▸ **Work to do**
Below is a listing. Return the lines from the one that contains "Give me the TikZ source for this diagram." to the one that contains "(0,0) rectangle (531,545);", both ends included, verbatim and with no pictures.
═════ Source records ═════
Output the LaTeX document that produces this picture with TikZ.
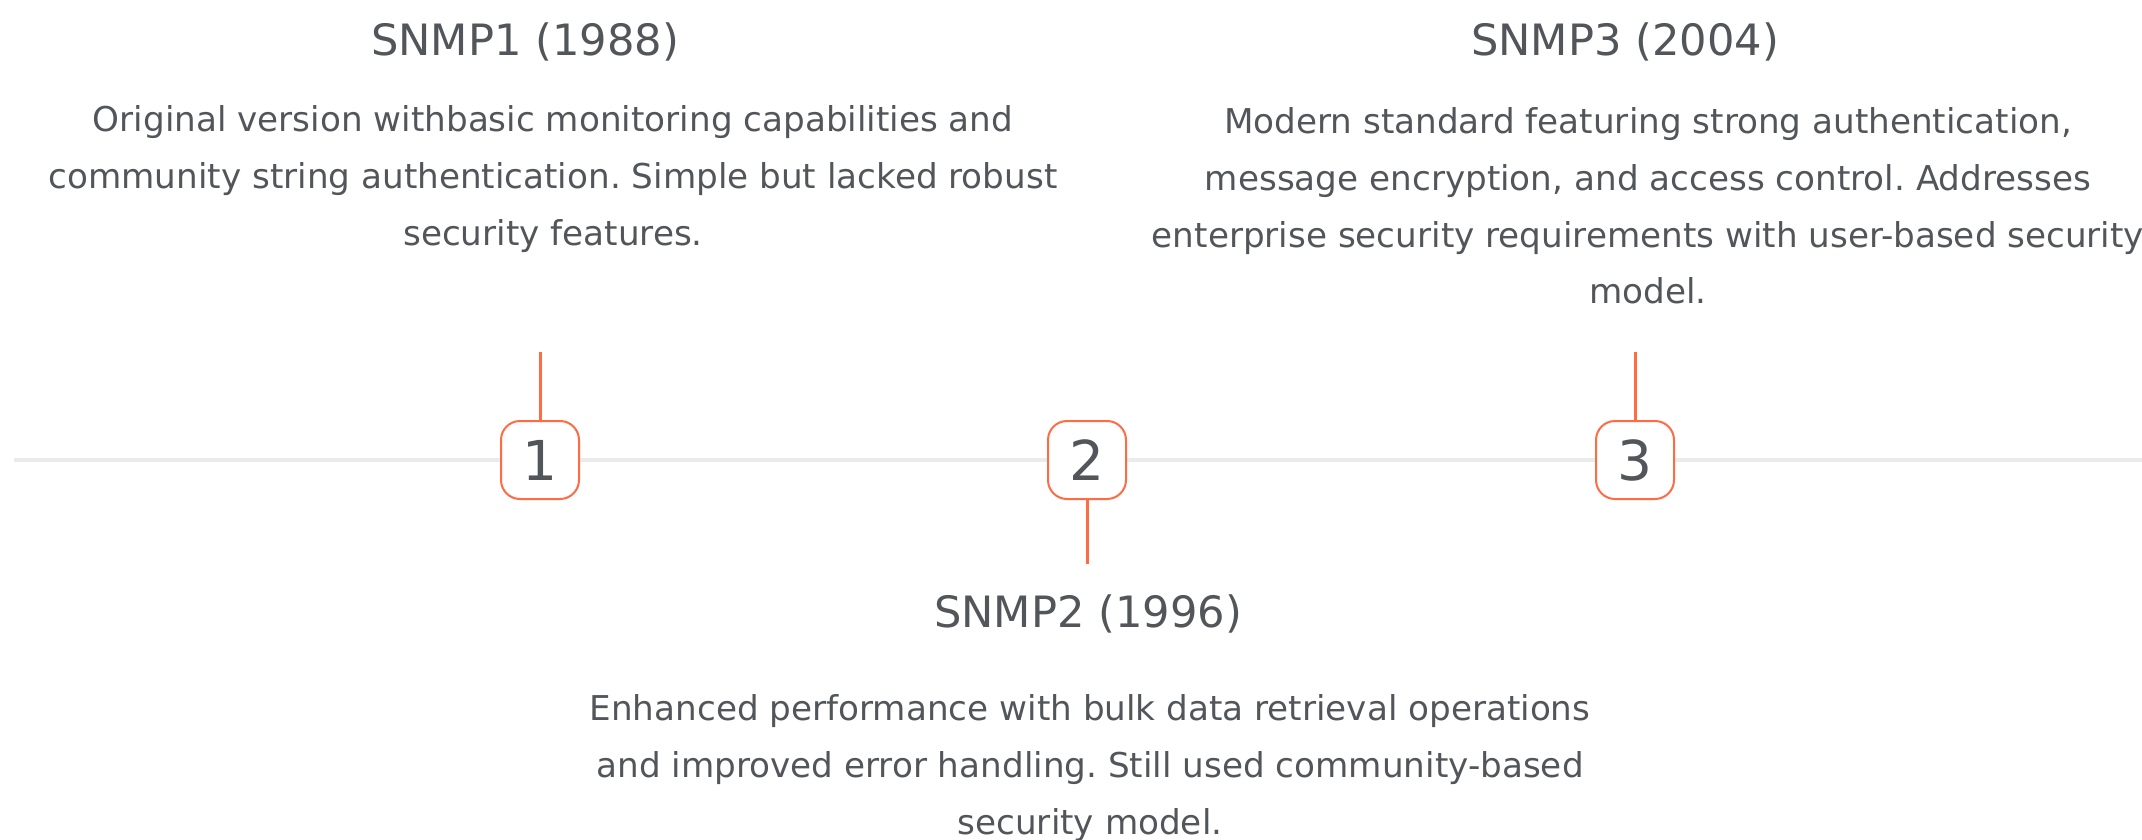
═════
═════ Source records ═════
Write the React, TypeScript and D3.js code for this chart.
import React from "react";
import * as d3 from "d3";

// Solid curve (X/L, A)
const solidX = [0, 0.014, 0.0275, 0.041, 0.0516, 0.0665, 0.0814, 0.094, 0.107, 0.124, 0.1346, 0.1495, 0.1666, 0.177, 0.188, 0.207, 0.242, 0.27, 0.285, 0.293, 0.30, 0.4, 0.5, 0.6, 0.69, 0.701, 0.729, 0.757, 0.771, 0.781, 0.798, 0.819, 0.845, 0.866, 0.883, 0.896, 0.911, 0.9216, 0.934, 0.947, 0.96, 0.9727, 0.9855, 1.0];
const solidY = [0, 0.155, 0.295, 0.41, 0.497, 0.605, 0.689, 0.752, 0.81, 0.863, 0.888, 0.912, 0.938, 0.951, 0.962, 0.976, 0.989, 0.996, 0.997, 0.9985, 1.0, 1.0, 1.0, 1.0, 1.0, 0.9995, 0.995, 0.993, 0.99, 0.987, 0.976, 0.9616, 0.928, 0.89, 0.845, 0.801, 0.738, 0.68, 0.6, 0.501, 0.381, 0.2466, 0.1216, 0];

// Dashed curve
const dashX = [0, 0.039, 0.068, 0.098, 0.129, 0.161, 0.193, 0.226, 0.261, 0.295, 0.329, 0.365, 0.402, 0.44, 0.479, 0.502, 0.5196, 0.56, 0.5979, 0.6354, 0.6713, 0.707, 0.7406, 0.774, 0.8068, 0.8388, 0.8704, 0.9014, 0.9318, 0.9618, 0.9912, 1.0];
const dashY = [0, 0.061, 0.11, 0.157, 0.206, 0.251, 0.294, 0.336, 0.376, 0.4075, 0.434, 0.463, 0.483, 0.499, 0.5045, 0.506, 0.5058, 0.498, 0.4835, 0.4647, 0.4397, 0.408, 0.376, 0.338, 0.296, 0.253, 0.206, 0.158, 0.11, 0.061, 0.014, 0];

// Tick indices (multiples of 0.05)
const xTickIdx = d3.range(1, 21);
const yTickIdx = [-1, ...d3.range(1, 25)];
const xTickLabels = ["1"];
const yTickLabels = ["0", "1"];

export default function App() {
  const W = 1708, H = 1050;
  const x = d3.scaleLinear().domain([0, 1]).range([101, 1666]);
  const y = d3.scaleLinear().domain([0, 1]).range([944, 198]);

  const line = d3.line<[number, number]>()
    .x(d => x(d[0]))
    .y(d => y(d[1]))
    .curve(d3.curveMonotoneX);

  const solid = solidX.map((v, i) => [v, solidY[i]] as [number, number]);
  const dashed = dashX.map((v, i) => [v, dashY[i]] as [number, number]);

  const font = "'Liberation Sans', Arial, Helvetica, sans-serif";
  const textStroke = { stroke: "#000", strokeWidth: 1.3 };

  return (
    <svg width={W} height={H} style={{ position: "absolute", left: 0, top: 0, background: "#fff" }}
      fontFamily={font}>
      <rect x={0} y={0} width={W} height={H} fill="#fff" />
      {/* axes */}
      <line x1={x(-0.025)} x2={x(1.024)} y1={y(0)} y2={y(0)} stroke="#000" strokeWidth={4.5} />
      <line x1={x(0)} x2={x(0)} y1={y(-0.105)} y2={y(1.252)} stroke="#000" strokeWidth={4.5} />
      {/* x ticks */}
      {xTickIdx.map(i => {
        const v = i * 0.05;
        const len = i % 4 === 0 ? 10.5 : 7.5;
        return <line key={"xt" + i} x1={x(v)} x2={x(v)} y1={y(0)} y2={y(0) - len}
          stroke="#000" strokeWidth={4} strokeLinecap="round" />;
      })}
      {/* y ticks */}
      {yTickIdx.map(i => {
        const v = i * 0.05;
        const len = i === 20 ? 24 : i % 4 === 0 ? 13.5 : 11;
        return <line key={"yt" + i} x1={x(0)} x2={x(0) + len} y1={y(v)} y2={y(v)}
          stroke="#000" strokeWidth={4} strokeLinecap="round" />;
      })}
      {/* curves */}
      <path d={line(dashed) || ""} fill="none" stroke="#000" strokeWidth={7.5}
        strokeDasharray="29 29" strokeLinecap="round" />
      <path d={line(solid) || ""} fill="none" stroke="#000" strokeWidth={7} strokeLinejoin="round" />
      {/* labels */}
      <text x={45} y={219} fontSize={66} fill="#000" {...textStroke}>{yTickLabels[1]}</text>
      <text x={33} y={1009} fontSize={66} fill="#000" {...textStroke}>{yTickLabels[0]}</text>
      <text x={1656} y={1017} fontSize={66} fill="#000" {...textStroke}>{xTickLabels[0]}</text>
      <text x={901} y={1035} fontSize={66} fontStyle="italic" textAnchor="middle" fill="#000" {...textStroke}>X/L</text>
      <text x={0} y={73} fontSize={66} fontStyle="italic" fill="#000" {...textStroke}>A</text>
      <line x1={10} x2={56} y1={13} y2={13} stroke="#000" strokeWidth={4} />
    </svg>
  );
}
═════
═════ Source records ═════
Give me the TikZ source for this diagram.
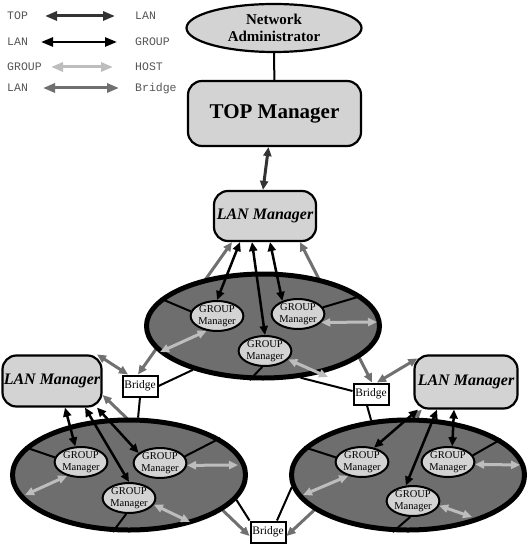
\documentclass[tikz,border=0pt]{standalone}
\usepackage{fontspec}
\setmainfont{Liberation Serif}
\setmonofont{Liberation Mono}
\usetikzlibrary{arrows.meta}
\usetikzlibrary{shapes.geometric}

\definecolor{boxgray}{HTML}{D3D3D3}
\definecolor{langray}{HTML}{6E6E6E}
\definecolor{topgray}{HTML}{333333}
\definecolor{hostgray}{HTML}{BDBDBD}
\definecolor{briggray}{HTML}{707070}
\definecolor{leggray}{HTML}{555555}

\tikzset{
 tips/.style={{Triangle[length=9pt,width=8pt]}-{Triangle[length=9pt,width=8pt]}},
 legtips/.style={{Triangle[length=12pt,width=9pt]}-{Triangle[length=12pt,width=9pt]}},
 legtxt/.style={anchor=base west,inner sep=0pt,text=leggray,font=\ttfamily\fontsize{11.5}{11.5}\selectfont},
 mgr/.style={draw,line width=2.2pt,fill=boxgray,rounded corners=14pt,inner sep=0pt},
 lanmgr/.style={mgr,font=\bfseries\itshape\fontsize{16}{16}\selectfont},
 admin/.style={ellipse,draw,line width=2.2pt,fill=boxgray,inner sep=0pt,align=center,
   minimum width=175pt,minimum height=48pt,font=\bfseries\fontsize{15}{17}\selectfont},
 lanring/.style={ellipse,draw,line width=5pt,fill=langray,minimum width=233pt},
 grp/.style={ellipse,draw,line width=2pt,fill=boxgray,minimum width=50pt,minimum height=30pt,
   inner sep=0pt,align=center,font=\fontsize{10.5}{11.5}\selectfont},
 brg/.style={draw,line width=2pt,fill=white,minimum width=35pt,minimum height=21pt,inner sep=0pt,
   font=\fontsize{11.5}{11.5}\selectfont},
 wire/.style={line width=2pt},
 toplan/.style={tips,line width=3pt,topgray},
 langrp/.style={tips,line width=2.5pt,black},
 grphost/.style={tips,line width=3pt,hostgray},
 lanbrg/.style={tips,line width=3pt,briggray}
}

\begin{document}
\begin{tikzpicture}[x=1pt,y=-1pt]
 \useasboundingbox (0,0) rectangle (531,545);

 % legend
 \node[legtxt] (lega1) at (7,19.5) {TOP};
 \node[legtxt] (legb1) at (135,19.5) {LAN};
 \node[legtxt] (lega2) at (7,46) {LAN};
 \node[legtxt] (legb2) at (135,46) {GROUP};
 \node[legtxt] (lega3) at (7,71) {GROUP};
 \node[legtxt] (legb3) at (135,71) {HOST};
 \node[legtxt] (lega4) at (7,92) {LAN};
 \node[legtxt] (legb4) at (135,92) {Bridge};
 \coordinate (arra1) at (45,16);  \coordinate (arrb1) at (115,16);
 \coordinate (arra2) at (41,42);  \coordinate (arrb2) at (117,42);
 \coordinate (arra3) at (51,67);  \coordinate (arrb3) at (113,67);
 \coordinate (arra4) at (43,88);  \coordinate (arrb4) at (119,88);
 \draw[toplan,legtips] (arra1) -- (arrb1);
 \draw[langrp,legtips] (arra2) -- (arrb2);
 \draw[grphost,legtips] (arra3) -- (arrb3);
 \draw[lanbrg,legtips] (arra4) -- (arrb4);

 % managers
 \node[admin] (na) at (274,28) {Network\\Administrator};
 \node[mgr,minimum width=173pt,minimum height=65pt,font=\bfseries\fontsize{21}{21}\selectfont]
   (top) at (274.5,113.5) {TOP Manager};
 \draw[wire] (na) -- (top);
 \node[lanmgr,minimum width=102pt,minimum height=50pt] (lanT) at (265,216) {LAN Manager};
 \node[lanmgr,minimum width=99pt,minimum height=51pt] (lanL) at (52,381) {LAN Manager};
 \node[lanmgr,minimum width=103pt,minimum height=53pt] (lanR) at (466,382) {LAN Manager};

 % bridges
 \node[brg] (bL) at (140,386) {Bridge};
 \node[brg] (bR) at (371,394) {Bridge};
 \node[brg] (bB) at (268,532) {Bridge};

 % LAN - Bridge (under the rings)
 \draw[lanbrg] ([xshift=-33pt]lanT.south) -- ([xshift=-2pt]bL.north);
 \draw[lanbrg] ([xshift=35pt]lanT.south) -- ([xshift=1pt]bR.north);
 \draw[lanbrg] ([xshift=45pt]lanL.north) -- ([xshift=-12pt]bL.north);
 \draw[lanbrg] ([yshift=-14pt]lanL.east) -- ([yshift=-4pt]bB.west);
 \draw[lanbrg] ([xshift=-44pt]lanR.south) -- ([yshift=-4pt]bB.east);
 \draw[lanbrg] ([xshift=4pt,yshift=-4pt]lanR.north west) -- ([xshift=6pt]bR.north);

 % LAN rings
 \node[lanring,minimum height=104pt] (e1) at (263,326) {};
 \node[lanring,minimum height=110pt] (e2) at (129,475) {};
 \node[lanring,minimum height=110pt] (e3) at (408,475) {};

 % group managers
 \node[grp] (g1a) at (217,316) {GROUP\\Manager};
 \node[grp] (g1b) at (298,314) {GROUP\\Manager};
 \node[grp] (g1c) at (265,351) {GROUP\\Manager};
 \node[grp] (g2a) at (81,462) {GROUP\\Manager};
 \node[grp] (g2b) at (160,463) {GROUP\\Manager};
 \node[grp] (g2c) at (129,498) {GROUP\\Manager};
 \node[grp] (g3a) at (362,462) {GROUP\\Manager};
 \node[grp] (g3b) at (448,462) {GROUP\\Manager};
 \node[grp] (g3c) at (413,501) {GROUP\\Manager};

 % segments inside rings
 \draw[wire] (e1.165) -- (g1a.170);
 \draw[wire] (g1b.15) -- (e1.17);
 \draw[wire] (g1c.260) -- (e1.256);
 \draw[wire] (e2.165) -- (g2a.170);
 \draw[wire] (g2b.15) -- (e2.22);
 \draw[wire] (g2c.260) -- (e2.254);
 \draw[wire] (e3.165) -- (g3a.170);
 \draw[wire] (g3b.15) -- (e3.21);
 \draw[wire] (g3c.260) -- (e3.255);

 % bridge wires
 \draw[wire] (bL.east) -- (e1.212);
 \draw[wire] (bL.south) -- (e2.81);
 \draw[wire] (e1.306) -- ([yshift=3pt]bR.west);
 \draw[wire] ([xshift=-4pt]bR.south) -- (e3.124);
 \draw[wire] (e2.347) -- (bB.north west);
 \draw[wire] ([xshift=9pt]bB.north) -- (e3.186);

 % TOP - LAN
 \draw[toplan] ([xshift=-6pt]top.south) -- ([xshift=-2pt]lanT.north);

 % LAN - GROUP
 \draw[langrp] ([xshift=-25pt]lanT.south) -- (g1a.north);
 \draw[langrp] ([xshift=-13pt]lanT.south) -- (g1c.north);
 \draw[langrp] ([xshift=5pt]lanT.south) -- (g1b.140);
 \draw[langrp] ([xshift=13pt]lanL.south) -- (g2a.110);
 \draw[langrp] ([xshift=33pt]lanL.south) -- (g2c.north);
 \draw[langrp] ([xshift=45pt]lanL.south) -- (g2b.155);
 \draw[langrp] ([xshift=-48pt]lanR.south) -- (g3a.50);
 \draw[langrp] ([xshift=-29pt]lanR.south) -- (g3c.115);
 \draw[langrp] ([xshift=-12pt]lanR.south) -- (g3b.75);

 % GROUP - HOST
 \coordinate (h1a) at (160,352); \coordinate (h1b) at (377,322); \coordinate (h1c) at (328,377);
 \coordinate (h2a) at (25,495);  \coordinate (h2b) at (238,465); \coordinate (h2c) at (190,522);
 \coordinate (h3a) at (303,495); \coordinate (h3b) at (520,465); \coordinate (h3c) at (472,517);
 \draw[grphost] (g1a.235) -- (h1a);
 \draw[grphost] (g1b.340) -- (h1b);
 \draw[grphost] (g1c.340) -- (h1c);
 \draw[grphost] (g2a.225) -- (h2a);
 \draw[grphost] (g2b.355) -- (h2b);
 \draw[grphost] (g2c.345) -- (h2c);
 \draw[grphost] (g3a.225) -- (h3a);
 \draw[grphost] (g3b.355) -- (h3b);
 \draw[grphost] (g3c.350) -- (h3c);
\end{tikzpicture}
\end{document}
═════
▸ **Response below**
Give me the TikZ source for this diagram.
\documentclass[tikz,border=0pt]{standalone}
\usepackage{fontspec}
\setmainfont{Liberation Serif}
\setmonofont{Liberation Mono}
\usetikzlibrary{arrows.meta}
\usetikzlibrary{shapes.geometric}

\definecolor{boxgray}{HTML}{D3D3D3}
\definecolor{langray}{HTML}{6E6E6E}
\definecolor{topgray}{HTML}{333333}
\definecolor{hostgray}{HTML}{BDBDBD}
\definecolor{briggray}{HTML}{707070}
\definecolor{leggray}{HTML}{555555}

\tikzset{
 tips/.style={{Triangle[length=9pt,width=8pt]}-{Triangle[length=9pt,width=8pt]}},
 legtips/.style={{Triangle[length=12pt,width=9pt]}-{Triangle[length=12pt,width=9pt]}},
 legtxt/.style={anchor=base west,inner sep=0pt,text=leggray,font=\ttfamily\fontsize{11.5}{11.5}\selectfont},
 mgr/.style={draw,line width=2.2pt,fill=boxgray,rounded corners=14pt,inner sep=0pt},
 lanmgr/.style={mgr,font=\bfseries\itshape\fontsize{16}{16}\selectfont},
 admin/.style={ellipse,draw,line width=2.2pt,fill=boxgray,inner sep=0pt,align=center,
   minimum width=175pt,minimum height=48pt,font=\bfseries\fontsize{15}{17}\selectfont},
 lanring/.style={ellipse,draw,line width=5pt,fill=langray,minimum width=233pt},
 grp/.style={ellipse,draw,line width=2pt,fill=boxgray,minimum width=50pt,minimum height=30pt,
   inner sep=0pt,align=center,font=\fontsize{10.5}{11.5}\selectfont},
 brg/.style={draw,line width=2pt,fill=white,minimum width=35pt,minimum height=21pt,inner sep=0pt,
   font=\fontsize{11.5}{11.5}\selectfont},
 wire/.style={line width=2pt},
 toplan/.style={tips,line width=3pt,topgray},
 langrp/.style={tips,line width=2.5pt,black},
 grphost/.style={tips,line width=3pt,hostgray},
 lanbrg/.style={tips,line width=3pt,briggray}
}

\begin{document}
\begin{tikzpicture}[x=1pt,y=-1pt]
 \useasboundingbox (0,0) rectangle (531,545);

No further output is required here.